Goldman Sachs argued that the transaction fell under Item 1 of Schedule 1 of the CCI Combination Regulations, 2011, which exempts minority acquisitions from mandatory notification if they do not grant control or material influence. The firm maintained that the investment was solely for financial returns and aligned with its ordinary course of business.

However, the CCI rejected these claims, stating that:

The Minutes Right provided Goldman Sachs access to confidential and commercially sensitive information, raising concerns about strategic influence.

The Access Rights allowed direct engagement with Biocon’s premises and personnel, indicating deeper involvement than a passive investment.

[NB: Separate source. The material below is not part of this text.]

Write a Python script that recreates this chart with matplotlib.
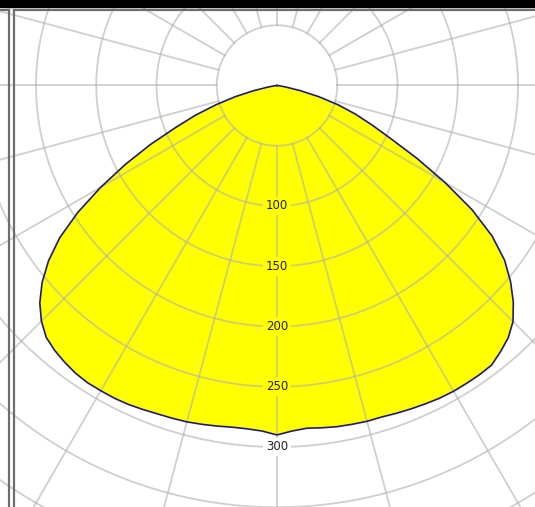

The investment structure gave Goldman Sachs the option to convert OCDs into equity shares, showing an intent to remain invested for a longer period, rather than benefiting from short-term price movements.

Penalty and industry implications

While the maximum penalty under Section 43A of the Competition Act could have been 1 per cent of the total turnover or assets of the combination, the CCI imposed a fine of ₹40 lakh, considering the circumstances and Goldman Sachs’ conduct during proceedings.

The ruling sends a strong signal to private equity firms, venture capitalists, and institutional investors, emphasising the need for strict compliance with competition laws when structuring minority investments. Industry experts believe this could lead to greater scrutiny of similar transactions where financial investors acquire special rights that could be deemed strategic.

With this decision, the CCI reinforces its stance on transaction transparency, ensuring that even minority investments do not escape regulatory oversight if they involve elements of control or influence over the target company, economy watchers said.